Y siempre resultan ser afortunados, porque sus estratagemas resultan, y no les importa a costa de qué. Mientras arreglan contratos y “construyen país” desde sus escritorios, afuera todos pelean porque nos hicieron creer que somos “mamertos” o “uribistas”. Porque seguimos siendo la Patria Boba y la del Frente Nacional. Siguen matando líderes sociales a diestra y siniestra. Los discursos comunitarios se pierden en el miedo, en la amenaza, en el pánico. “Aquí matamos a quién se nos dé la gana. Si no se va, alístese para su entierro, hijueputa”. Resultamos en el país donde el delito es educar y no asesinar. Más vale la ley del más fuerte que la del más educado. “Para qué estudia y busca trabajo si matando a Temístocles le damos cinco palos”. Y el dinero se va en trago, drogas y joyas. Y el porvenir se evapora, se lo lleva el viento de las ráfagas que producen las balas o se lo lleva el río donde terminan los cuerpos de quienes pensaron distinto.

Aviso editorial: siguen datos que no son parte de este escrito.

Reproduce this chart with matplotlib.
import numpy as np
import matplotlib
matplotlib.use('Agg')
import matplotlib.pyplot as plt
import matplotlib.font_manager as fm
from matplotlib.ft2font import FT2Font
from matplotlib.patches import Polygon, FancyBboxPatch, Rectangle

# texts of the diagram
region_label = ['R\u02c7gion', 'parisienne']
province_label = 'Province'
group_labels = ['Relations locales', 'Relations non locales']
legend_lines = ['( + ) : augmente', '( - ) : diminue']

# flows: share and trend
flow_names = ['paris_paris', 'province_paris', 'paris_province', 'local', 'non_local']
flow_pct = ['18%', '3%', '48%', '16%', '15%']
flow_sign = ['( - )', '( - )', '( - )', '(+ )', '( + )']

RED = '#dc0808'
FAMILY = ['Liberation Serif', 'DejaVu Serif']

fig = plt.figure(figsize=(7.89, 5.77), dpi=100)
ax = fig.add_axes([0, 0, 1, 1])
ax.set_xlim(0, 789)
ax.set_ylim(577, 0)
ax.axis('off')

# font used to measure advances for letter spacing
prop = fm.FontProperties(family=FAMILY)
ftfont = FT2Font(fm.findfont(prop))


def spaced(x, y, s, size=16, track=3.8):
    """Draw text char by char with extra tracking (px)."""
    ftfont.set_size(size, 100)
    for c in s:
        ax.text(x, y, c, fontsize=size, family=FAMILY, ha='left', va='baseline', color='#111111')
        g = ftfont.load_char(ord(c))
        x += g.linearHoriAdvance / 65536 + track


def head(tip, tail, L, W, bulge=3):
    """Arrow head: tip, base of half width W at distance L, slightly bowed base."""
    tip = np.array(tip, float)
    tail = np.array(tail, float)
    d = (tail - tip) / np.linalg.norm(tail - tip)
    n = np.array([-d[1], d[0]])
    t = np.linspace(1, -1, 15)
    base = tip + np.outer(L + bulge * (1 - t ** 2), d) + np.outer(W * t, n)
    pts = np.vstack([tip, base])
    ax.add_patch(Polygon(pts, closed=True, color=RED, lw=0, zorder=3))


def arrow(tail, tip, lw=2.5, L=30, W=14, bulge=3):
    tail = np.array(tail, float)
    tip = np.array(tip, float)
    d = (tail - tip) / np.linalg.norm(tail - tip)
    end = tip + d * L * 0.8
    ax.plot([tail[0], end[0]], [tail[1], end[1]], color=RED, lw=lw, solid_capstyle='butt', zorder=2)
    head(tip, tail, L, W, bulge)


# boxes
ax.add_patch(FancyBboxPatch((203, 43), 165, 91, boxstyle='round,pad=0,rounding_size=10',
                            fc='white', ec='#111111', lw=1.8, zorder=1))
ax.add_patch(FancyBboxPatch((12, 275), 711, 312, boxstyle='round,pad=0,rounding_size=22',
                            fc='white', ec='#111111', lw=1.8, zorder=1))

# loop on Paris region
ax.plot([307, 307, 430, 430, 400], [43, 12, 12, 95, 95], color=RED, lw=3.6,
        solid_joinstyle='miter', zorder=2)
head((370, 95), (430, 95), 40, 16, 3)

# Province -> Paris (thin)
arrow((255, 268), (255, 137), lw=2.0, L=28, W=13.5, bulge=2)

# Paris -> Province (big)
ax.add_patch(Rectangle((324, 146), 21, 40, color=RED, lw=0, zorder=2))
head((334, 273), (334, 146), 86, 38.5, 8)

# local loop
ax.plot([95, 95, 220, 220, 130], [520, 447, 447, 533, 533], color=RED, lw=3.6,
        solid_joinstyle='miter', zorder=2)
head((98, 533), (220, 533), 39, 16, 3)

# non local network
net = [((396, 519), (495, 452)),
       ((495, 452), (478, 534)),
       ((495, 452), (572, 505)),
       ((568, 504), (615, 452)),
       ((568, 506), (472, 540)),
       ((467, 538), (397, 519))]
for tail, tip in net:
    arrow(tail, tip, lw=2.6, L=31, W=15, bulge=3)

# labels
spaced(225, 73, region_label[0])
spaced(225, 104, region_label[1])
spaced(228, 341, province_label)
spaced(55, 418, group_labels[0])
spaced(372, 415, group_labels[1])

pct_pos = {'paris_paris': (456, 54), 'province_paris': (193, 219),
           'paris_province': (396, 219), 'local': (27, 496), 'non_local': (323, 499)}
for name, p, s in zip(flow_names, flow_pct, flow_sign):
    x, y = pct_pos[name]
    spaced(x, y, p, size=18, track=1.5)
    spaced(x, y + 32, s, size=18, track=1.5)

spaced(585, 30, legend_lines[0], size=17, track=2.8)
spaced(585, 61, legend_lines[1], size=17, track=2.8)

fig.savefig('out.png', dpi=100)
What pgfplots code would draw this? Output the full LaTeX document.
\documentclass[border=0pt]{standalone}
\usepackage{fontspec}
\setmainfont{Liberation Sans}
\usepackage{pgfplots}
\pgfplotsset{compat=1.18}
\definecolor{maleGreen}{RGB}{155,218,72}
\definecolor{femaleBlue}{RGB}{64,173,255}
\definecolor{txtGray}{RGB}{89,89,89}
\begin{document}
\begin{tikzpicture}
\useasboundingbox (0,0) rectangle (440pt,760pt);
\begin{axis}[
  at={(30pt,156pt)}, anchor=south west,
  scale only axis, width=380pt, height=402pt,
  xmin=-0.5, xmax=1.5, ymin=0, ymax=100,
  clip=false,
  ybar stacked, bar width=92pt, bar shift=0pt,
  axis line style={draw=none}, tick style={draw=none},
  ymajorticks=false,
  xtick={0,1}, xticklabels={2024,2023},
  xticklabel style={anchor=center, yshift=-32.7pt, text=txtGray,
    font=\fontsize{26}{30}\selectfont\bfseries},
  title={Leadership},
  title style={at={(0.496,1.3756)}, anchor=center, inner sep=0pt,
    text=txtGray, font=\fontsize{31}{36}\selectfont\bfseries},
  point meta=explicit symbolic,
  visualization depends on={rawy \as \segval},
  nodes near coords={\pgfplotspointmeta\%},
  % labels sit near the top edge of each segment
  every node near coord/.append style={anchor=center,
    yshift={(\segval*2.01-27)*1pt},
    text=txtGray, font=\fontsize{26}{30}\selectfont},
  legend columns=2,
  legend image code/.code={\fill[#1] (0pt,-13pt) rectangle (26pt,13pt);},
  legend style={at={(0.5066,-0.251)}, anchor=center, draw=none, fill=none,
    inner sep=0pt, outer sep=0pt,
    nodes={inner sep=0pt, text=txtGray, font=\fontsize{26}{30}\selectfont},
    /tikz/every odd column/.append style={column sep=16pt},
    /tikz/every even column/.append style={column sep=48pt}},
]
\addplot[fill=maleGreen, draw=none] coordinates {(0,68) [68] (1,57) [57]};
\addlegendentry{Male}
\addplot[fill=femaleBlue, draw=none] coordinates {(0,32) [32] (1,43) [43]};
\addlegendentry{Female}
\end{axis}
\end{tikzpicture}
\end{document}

En las iglesias de las plazas se escuchan los ecos de quienes piden justicia, paz y reconciliación. Un tejido de voces se reúnen en ese eco donde pareciera que se asoman las voces de quienes ya no están. Pareciera que entre las arengas de “Que la paz no nos cueste la vida” surgiera un grito de “Por favor no me mate”. Las memorias batallan contra la impunidad y las minorías buscan atraer a esa inmensa masa de personas que ignoran las sombras del mal. No hacemos nada porque a nosotros no nos toca la guerra, el olvido y la negligencia. Mientras mi empresa sea próspera, se pueden seguir matando allá en el monte. Mientras callemos y demos la espalda, la violencia y la corrupción seguirán siendo más comunes que un café al desayuno. Mientras sigamos siendo cómplices del silencio y la indiferencia, el país seguirá diluyéndose en lo que pudo ser y no fue. Que no se pierdan esos futuros prometedores en las ciencias y en las artes. Que nadie nos arrebate la esperanza y las utopías. Aún hay mucho por hacer, y no habrá Águilas Negras ni Autodefensas que detengan el clamor del cambio y la reconciliación.